Former Israeli minister gets 11 years in jail for spying for Iran

27 February, 2019 00:00

Ex-Israeli energy minister Gonen Segev has been sentenced to 11 years in prison on charges of spying for Iran. The Jerusalem (al-Quds) District Court approved on Tuesday Segev’s plea bargain, under which he admitted to charges of serious espionage and transfer of information to the enemy.

In exchange, Israeli prosecutors dropped the more serious charge of aiding the enemy against the ex-minister.
Prosecutors Geula Cohena and Rachel Aharoni Zeevi said in a statement, “The indictment which Segev confessed to as part of the plea bargain included grave crimes of spying and providing information to an enemy with the intent of harming national security.”
They further noted that Segev had secretly met his handlers in Iran and other countries.

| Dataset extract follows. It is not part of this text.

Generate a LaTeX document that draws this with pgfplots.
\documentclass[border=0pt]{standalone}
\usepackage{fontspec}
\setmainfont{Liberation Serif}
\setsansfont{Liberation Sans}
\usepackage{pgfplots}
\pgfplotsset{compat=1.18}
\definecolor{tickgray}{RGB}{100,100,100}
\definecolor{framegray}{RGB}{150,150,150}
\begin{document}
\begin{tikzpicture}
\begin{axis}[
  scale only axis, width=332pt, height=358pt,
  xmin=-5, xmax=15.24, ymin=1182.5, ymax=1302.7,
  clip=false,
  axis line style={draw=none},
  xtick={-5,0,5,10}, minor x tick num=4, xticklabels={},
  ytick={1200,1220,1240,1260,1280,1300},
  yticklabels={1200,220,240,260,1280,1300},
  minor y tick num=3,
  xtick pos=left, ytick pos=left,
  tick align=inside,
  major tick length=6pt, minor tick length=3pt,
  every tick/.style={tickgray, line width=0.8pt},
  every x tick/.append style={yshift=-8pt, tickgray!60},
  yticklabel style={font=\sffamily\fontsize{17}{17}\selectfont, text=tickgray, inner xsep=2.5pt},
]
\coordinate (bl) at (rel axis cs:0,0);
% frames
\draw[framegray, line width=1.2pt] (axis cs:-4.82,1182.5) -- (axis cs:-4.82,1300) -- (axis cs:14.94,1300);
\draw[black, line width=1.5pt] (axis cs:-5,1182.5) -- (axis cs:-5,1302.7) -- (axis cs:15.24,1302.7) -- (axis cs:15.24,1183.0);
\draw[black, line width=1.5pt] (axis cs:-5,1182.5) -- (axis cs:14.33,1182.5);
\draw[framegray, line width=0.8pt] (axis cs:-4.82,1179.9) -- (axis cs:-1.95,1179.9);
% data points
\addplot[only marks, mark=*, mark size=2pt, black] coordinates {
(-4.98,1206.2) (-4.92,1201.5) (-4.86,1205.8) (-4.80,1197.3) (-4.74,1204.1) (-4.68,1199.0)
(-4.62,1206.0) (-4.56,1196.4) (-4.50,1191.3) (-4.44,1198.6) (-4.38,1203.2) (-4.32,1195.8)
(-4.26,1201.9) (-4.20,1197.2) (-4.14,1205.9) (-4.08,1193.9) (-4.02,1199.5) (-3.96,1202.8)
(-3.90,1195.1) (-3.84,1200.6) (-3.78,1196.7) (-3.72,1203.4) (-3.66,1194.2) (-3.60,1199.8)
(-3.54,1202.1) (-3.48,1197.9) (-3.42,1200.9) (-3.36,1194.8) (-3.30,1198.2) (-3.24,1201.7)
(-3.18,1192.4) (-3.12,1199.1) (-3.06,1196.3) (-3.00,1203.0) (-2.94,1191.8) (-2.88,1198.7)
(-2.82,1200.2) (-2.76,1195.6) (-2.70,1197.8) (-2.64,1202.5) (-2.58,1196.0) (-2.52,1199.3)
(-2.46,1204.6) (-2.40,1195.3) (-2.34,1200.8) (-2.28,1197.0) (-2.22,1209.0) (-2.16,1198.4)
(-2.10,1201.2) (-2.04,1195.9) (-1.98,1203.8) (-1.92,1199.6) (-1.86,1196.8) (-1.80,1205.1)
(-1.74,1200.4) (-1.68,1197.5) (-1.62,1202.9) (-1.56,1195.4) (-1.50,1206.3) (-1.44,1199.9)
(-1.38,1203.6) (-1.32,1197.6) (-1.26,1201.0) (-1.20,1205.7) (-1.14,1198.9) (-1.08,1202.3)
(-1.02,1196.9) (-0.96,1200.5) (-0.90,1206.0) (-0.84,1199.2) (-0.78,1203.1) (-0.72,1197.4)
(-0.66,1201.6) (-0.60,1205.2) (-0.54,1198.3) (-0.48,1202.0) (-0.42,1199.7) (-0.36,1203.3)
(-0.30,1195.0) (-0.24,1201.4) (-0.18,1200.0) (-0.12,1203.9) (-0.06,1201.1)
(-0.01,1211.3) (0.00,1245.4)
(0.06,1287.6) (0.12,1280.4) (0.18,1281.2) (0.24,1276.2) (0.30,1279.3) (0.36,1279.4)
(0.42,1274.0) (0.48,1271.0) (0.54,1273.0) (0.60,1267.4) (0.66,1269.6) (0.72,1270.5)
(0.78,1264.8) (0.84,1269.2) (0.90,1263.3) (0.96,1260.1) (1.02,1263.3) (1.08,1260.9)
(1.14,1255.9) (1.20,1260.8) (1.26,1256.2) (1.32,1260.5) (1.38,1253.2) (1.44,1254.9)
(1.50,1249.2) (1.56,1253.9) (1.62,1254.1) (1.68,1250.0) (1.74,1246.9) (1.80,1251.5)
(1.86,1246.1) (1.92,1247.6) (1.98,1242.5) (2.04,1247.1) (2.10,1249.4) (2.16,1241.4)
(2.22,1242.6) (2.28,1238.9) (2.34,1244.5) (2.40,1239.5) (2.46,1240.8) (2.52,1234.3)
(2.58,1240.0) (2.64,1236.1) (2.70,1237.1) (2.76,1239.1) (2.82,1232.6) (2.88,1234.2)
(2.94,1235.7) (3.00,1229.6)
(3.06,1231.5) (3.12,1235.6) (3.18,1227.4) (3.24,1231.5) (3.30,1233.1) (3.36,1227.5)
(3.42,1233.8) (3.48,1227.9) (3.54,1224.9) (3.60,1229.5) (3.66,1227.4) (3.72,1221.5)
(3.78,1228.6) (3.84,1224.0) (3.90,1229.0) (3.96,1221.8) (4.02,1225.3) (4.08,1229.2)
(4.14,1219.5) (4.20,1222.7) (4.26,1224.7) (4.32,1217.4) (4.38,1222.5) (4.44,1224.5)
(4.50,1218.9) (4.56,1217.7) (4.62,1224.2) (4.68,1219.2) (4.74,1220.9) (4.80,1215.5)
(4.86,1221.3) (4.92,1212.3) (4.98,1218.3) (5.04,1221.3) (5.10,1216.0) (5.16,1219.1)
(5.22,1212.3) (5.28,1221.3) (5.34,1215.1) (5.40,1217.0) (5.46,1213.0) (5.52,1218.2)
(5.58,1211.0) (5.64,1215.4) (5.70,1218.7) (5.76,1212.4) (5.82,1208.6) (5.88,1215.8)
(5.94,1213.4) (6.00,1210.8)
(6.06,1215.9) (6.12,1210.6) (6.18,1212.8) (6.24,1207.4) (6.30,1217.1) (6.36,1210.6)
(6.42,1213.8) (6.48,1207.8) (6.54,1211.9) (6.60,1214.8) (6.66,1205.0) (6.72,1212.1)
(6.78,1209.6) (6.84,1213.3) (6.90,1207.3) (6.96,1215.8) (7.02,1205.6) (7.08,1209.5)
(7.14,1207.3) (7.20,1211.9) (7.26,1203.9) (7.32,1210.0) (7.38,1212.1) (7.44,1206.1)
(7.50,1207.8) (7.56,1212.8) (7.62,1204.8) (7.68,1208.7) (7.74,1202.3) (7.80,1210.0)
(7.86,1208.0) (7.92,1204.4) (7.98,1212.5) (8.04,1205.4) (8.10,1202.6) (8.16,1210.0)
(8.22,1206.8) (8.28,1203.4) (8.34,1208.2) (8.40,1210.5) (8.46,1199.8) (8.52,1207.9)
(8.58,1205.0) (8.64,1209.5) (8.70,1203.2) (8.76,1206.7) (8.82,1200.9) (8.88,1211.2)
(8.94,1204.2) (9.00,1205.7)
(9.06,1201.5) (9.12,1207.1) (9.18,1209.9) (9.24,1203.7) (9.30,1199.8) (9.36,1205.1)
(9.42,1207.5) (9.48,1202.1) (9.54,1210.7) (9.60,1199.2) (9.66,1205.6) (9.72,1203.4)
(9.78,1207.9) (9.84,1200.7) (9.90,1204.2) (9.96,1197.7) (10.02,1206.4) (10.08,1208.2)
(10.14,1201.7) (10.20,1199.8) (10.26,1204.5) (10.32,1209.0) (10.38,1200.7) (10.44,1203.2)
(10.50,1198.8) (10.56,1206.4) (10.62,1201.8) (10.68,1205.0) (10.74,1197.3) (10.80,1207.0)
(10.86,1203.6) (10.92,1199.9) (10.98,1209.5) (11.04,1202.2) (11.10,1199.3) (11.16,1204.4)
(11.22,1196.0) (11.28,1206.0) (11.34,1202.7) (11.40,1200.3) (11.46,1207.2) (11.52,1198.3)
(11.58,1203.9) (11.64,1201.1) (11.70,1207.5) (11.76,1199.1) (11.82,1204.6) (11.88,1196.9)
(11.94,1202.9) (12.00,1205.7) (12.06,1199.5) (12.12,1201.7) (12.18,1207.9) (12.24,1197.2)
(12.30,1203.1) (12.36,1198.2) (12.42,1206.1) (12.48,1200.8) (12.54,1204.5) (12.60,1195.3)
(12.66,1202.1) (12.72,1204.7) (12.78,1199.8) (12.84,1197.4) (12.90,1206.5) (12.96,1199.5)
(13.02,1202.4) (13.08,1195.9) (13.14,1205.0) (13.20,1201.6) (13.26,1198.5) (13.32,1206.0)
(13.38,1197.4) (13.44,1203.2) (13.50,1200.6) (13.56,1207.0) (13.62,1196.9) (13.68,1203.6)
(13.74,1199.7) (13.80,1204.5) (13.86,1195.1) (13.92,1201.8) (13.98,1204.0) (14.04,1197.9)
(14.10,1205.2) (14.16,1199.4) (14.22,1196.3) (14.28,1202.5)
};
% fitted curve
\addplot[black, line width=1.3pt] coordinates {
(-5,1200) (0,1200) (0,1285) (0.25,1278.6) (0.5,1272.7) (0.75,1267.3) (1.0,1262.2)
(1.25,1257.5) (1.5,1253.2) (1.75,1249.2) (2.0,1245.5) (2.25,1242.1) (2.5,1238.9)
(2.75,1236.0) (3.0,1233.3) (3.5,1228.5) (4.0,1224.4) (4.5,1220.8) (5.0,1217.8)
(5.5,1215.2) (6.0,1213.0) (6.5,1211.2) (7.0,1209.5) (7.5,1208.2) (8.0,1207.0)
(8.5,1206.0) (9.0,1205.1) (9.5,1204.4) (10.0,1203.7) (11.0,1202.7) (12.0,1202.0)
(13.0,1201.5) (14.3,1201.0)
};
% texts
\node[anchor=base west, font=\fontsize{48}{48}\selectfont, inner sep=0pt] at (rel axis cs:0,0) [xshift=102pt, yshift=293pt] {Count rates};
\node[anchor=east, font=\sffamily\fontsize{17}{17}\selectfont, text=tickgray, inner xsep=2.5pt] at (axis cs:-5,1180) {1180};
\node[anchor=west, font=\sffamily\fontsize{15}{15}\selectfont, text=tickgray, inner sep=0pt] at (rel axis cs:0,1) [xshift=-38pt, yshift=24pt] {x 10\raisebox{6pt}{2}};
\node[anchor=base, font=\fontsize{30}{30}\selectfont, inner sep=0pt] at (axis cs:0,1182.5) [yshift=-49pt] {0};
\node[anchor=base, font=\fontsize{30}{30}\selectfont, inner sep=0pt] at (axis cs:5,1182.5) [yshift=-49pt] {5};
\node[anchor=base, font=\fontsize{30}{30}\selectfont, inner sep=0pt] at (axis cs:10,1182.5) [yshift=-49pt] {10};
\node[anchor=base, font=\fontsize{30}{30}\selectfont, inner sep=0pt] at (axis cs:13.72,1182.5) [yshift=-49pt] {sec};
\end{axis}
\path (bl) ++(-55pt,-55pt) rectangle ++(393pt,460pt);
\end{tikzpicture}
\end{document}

“Segev confessed that he acted on behalf of the Iranian intelligence forces for five years, maintained regular communications with his handlers using a clandestine channel and that he provided them a diverse range of information – including top secret information,” the prosecutors added.

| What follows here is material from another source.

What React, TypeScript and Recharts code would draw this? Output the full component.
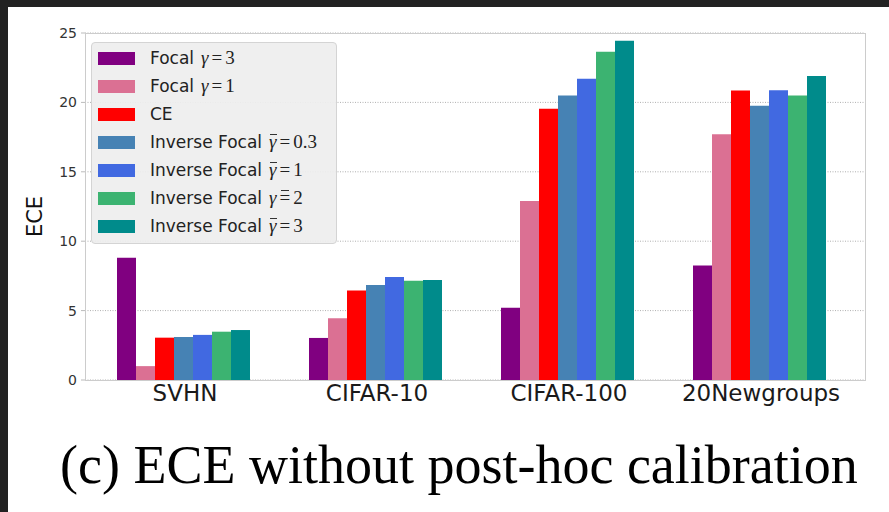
import { BarChart, Bar, XAxis, YAxis, CartesianGrid } from "recharts";

const datasets = ["SVHN", "CIFAR-10", "CIFAR-100", "20Newgroups"];
const focal3 = [8.8, 3.03, 5.2, 8.25];
const focal1 = [1.0, 4.45, 12.9, 17.7];
const ce = [3.05, 6.45, 19.55, 20.85];
const invFocal03 = [3.1, 6.85, 20.5, 19.75];
const invFocal1 = [3.25, 7.42, 21.7, 20.87];
const invFocal2 = [3.48, 7.15, 23.65, 20.5];
const invFocal3 = [3.6, 7.2, 24.45, 21.9];
const yTicks = [0, 5, 10, 15, 20, 25];

// bar: "g" = bar over gamma, "eq" = bar over the equals sign (as in the original)
const series = [
  { key: "focal3", values: focal3, color: "#800080", name: "Focal", math: true, bar: "", val: "3" },
  { key: "focal1", values: focal1, color: "#db7093", name: "Focal", math: true, bar: "", val: "1" },
  { key: "ce", values: ce, color: "#ff0000", name: "CE", math: false, bar: "", val: "" },
  { key: "inv03", values: invFocal03, color: "#4682b4", name: "Inverse Focal", math: true, bar: "g", val: "0.3" },
  { key: "inv1", values: invFocal1, color: "#4169e1", name: "Inverse Focal", math: true, bar: "g", val: "1" },
  { key: "inv2", values: invFocal2, color: "#3cb371", name: "Inverse Focal", math: true, bar: "eq", val: "2" },
  { key: "inv3", values: invFocal3, color: "#008b8b", name: "Inverse Focal", math: true, bar: "g", val: "3" },
];

const data = datasets.map((d, i) => {
  const row: Record<string, string | number> = { name: d };
  series.forEach((s) => (row[s.key] = s.values[i]));
  return row;
});

const sans = "'DejaVu Sans', Verdana, sans-serif";
const serif = "'Liberation Serif', 'Times New Roman', serif";

function Barred({ children, on, w }: { children: any; on: boolean; w: number }) {
  return (
    <span style={{ position: "relative", display: "inline-block" }}>
      {children}
      {on && (
        <span
          style={{
            position: "absolute",
            left: 1,
            top: 3,
            width: w,
            height: 1,
            background: "#333",
          }}
        />
      )}
    </span>
  );
}

export default function App() {
  return (
    <div
      style={{
        position: "absolute",
        left: 0,
        top: 0,
        width: 889,
        height: 512,
        background: "#ffffff",
        overflow: "hidden",
      }}
    >
      {/* dark screenshot edges */}
      <div style={{ position: "absolute", left: 0, top: 0, width: 889, height: 7, background: "#222" }} />
      <div style={{ position: "absolute", left: 0, top: 0, width: 8, height: 512, background: "#222" }} />

      <div style={{ position: "absolute", left: 0, top: 0 }}>
        <BarChart
          width={889}
          height={512}
          data={data}
          margin={{ top: 33, right: 24, bottom: 102, left: 0 }}
          barCategoryGap={28}
          barGap={0}
        >
          <CartesianGrid
            vertical={false}
            stroke="#b0b0b0"
            strokeDasharray="1 1.5"
          />
          <XAxis
            dataKey="name"
            height={30}
            axisLine={false}
            tickLine={false}
            tickSize={0}
            tickMargin={5}
            padding={{ left: 4, right: 8 }}
            tick={{ fontFamily: sans, fontSize: 23, fill: "#1a1a1a" }}
          />
          <YAxis
            width={85}
            domain={[0, 25]}
            ticks={yTicks}
            axisLine={false}
            tickLine={{ stroke: "#bbb" }}
            tickSize={4}
            tickMargin={4}
            tick={{ fontFamily: sans, fontSize: 14, fill: "#333" }}
            label={{
              value: "ECE",
              angle: -90,
              position: "center",
              dx: -8,
              dy: 10,
              style: { fontFamily: sans, fontSize: 21, fill: "#111" },
            }}
          />
          {series.map((s) => (
            <Bar key={s.key} dataKey={s.key} fill={s.color} isAnimationActive={false} />
          ))}
        </BarChart>
      </div>

      {/* plot frame */}
      <div
        style={{
          position: "absolute",
          left: 85,
          top: 33,
          width: 779,
          height: 346,
          border: "1px solid #cccccc",
          pointerEvents: "none",
        }}
      />

      {/* legend */}
      <div
        style={{
          position: "absolute",
          left: 91,
          top: 42,
          width: 244,
          height: 200,
          background: "rgba(238,238,238,0.92)",
          border: "1px solid #d4d4d4",
          borderRadius: 4,
        }}
      >
        {series.map((s, i) => (
          <div
            key={s.key}
            style={{
              position: "absolute",
              left: 6,
              top: 8 + i * 28,
              height: 14,
              display: "flex",
              alignItems: "center",
              whiteSpace: "nowrap",
            }}
          >
            <div style={{ width: 37, height: 13, background: s.color }} />
            <span
              style={{
                marginLeft: 15,
                fontFamily: sans,
                fontSize: 17,
                color: "#222",
              }}
            >
              {s.name}
              {s.math && (
                <span style={{ fontFamily: serif, fontSize: 19, marginLeft: 7, color: "#222" }}>
                  <Barred on={s.bar === "g"} w={7}>
                    <i>γ</i>
                  </Barred>
                  <span style={{ margin: "0 3px" }}>
                    <Barred on={s.bar === "eq"} w={8}>
                      =
                    </Barred>
                  </span>
                  {s.val}
                </span>
              )}
            </span>
          </div>
        ))}
      </div>

      {/* caption */}
      <div
        style={{
          position: "absolute",
          left: 60,
          top: 438,
          fontFamily: serif,
          fontSize: 54,
          lineHeight: 1,
          color: "#000",
          whiteSpace: "nowrap",
        }}
      >
        (c) ECE without post-hoc calibration
      </div>
    </div>
  );
}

Segev was elected to the 13th Israeli parliament (Knesset) in 1992. He also served as the regime’s energy and infrastructure minister from 1995 to 1996.
Last June, Israel’s so-called Security Agency, better known by the acronym Shabak or the Shin Bet, said that Segev had been arrested a month earlier on suspicion of committing the offenses of assisting the enemy in a time of war and of spying against Tel Aviv.
An investigation by the Shin Bet and the police found that Segev had acted as an agent on behalf of the Iranian intelligence, made contact with officials in the Iranian Embassy in Nigeria in 2012 and visited Iran twice to meet intelligence officials.
It also found that Segev had met with his Iranian operators around the world and received a secret communications system to encrypt the messages between himself and his operators.
During his interrogation in June 2018, the ex-Israeli minister admitted to having established links with Iranian officials, but claimed that he had had no ideological or financial reason to spy for Iran.
Israeli media and observers interpreted the developments as a victory for the Iranian intelligence services.